Я еще не прочел и строчки из его книги, да и он, по правде сказать, не дал себе труда обрисовать в общих чертах ее сюжет. Он говорил о ней так, словно это было сусло. Он не желал, чтобы ему помогали варить пиво: чего он хотел, так это понять суть процесса брожения. Здесь я должен пояснить, что Норман принадлежал к тому типу писателей, которые пишут в час по чайной ложке: фразу к фразе, строчку к строчке, продвигаясь вперед осторожно, с оглядкой, мучительно, трудно. Общая картина ему была ясна и, наверно, хранилась в клетках его мозга, разбитая на геометрически правильные фрагменты, но писать удавалось только судорожными рывками, выдавливая слова по капле. Он не мог понять, почему то, что переполняет его до краев, не изливается потоком. Наверно, он неправильно понимает процесс творчества. Наверно, нужно не взвешивать (на критических весах) каждое слово, а писать без оглядки и все, что придет в голову. Каким образом я умудряюсь писать так быстро и так свободно? Чего он боится, себя ли или сказанного им? Действительно ли он писатель или это ему только так кажется? Способности есть у каждого, и при систематической работе над собой всякий может что-то написать. Но достаточно ли этого? Должно ведь быть что-то еще: огонь, страсть, всепоглощающее стремление. Не следует заботиться о том, хорошая книга получится или плохая. Нужно лишь писать, забыв обо всем. Писать, писать, писать...

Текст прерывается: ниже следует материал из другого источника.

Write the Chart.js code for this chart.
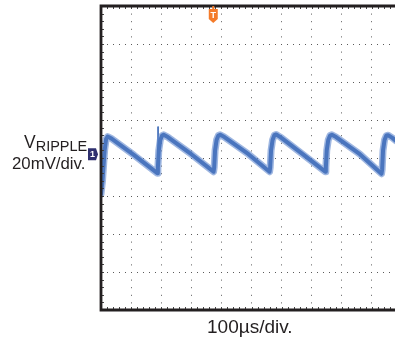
<!DOCTYPE html>
<html>
<head>
<meta charset="utf-8">
<script src="https://cdn.jsdelivr.net/npm/chart.js@4/dist/chart.umd.min.js"></script>
<style>
  html, body { margin: 0; padding: 0; background: #fff; overflow: hidden; }
  #wrap { position: absolute; left: 0; top: 0; width: 420px; height: 344px; }
  .lbl { position: absolute; font-family: "Liberation Sans", Arial, sans-serif; color: #231f20; white-space: nowrap; }
  #vname { left: 24px; top: 132px; font-size: 17.5px; }
  #vname sub { font-size: 14.5px; vertical-align: -3px; }
  #vdiv { left: 12px; top: 154px; font-size: 16.8px; }
  #hdiv { left: 207px; top: 316px; font-size: 19px; }
</style>
</head>
<body>
<div id="wrap"><canvas id="scope"></canvas></div>
<div class="lbl" id="vname">V<sub>RIPPLE</sub></div>
<div class="lbl" id="vdiv">20mV/div.</div>
<div class="lbl" id="hdiv">100µs/div.</div>
<script>
// time base: 100 us/div, 10 divisions; vertical: 20 mV/div, 8 divisions
const timeUs = [0, 5, 12, 17, 22, 35, 110, 187,
  189, 192, 197, 203, 208, 222, 300, 374,
  376, 379, 384, 390, 396, 410, 490, 560,
  562, 565, 570, 576, 582, 596, 670, 745,
  747, 750, 755, 761, 767, 781, 860, 932,
  934, 937, 942, 948, 954, 968, 980];
const rippleMv = [-19, -12, 4, 10, 11.3, 10.2, 1.5, -8.0,
  -5, 4, 9.5, 11.8, 12.2, 11, 2, -7.2,
  -5, 4, 9.5, 11.8, 12.2, 11, 2, -7.2,
  -5, 4, 9.5, 12, 12.4, 11, 2, -7.2,
  -5, 4, 9.5, 11.8, 12.2, 11, 2, -8.3,
  -6, 4, 9.5, 11.8, 12, 10.6, 9];
// narrow switching spike on the first falling edge
const spikeUs = [189, 189.5, 190];
const spikeMv = [-7, 16.5, -5];

const xTicks = { min: 0, max: 1000, step: 100 };
const yTicks = { min: -80, max: 80, step: 20 };
const triggerUs = 373;
const ch1MarkerMv = 2;

const toPoints = (xs, ys) => xs.map((x, i) => ({ x, y: ys[i] }));
const trace = toPoints(timeUs, rippleMv);

// frame, minor ticks and the trigger / channel markers
const scopeDecor = {
  id: 'scopeDecor',
  afterDatasetsDraw(chart) {
    const { ctx, chartArea: a, scales } = chart;
    const xs = scales.x, ys = scales.y;
    ctx.save();
    ctx.fillStyle = '#444';
    const xMinor = xTicks.step / 5, yMinor = yTicks.step / 5;
    for (let v = xTicks.min; v <= xTicks.max; v += xMinor) {
      const px = Math.round(xs.getPixelForValue(v));
      ctx.fillRect(px, a.top, 1, 3);
      ctx.fillRect(px, a.bottom - 3, 1, 3);
    }
    for (let v = yTicks.min; v <= yTicks.max; v += yMinor) {
      const py = Math.round(ys.getPixelForValue(v));
      ctx.fillRect(a.left, py, 3, 1);
    }
    ctx.strokeStyle = '#231f20';
    ctx.lineWidth = 2.8;
    ctx.beginPath();
    ctx.moveTo(a.right + 10, a.top);
    ctx.lineTo(a.left, a.top);
    ctx.lineTo(a.left, a.bottom);
    ctx.lineTo(a.right + 10, a.bottom);
    ctx.stroke();

    // trigger marker
    const tx = xs.getPixelForValue(triggerUs);
    ctx.fillStyle = '#f47b2a';
    ctx.fillRect(tx - 1, a.top, 2, 3);
    ctx.beginPath();
    ctx.moveTo(tx - 4.5, a.top + 3);
    ctx.lineTo(tx + 4.5, a.top + 3);
    ctx.lineTo(tx + 4.5, a.top + 13);
    ctx.lineTo(tx, a.top + 17);
    ctx.lineTo(tx - 4.5, a.top + 13);
    ctx.closePath();
    ctx.fill();
    ctx.fillStyle = '#fff';
    ctx.font = 'bold 9px "Liberation Sans", Arial, sans-serif';
    ctx.textAlign = 'center';
    ctx.textBaseline = 'middle';
    ctx.fillText('T', tx, a.top + 9.5);

    // channel 1 ground marker
    const gy = ys.getPixelForValue(ch1MarkerMv);
    ctx.fillStyle = '#2e2f6e';
    ctx.beginPath();
    ctx.moveTo(a.left - 13, gy - 6);
    ctx.lineTo(a.left - 5, gy - 6);
    ctx.lineTo(a.left - 3, gy);
    ctx.lineTo(a.left - 5, gy + 6);
    ctx.lineTo(a.left - 13, gy + 6);
    ctx.closePath();
    ctx.fill();
    ctx.fillStyle = '#fff';
    ctx.fillText('1', a.left - 8.5, gy + 0.5);
    ctx.restore();
  }
};

new Chart(document.getElementById('scope'), {
  type: 'line',
  data: {
    datasets: [
      { data: trace, borderColor: 'rgba(95,135,205,0.6)', borderWidth: 7 },
      { data: trace, borderColor: '#2b5aa7', borderWidth: 4 },
      { data: toPoints(spikeUs, spikeMv), borderColor: '#4f78bd', borderWidth: 1 }
    ]
  },
  options: {
    responsive: true,
    maintainAspectRatio: false,
    animation: false,
    events: [],
    layout: { padding: { left: 101, top: 6, right: 18, bottom: 34 } },
    elements: { point: { radius: 0 }, line: { tension: 0, borderJoinStyle: 'round', borderCapStyle: 'round' } },
    plugins: { legend: { display: false }, tooltip: { enabled: false } },
    scales: {
      x: {
        type: 'linear', min: xTicks.min, max: xTicks.max,
        ticks: { display: false, stepSize: xTicks.step },
        grid: { color: '#5a5a5a', lineWidth: 1, drawTicks: false },
        border: { display: false, dash: [1, 6.6] }
      },
      y: {
        min: yTicks.min, max: yTicks.max,
        ticks: { display: false, stepSize: yTicks.step },
        grid: { color: '#5a5a5a', lineWidth: 1, drawTicks: false },
        border: { display: false, dash: [1, 5] }
      }
    }
  },
  plugins: [scopeDecor]
});
</script>
</body>
</html>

Живи Норман в Европе, сомневаюсь, что ему пришлось бы прилагать столько усилий, чтобы выразить себя. Во-первых, там его легко могли бы понять. Его смиренность была неподдельной и трогательной. Чувствовалось, что он создан для чего-то большего, что писать он начал от отчаяния, после того как все другие пути оказались закрыты. Он был слишком искренен, слишком честен, слишком правдив, чтобы когда-нибудь иметь успех у публики. Он был настолько цельной личностью, что, по правде сказать, внушал страх и подозрение.

После нескольких неудачных попыток он перестал предлагать книгу издателям. Вскоре он потерял работу в Лусии и вынужден был вернуться в большой город. Потом я узнал, что он устроился сторожем в Калифорнийский университет в Беркли. Работа была ночная, так что он мог писать днем. Время от времени он приходил послушать лекцию. Забавно думать, что наш скромный сторож, возможно, обладал куда более обширными познаниями в математике, истории, экономике, социологии и литературе, чем те профессора, чьи лекции он иногда слушал. Я частенько думал: какую замечательную лекцию об искусстве быть сторожем мог бы он прочесть! Ибо за что бы Норман ни брался, все становилось искусством. В глазах людей практичных это было главным его недостатком — подобное упорство в стремлении все превращать в искусство.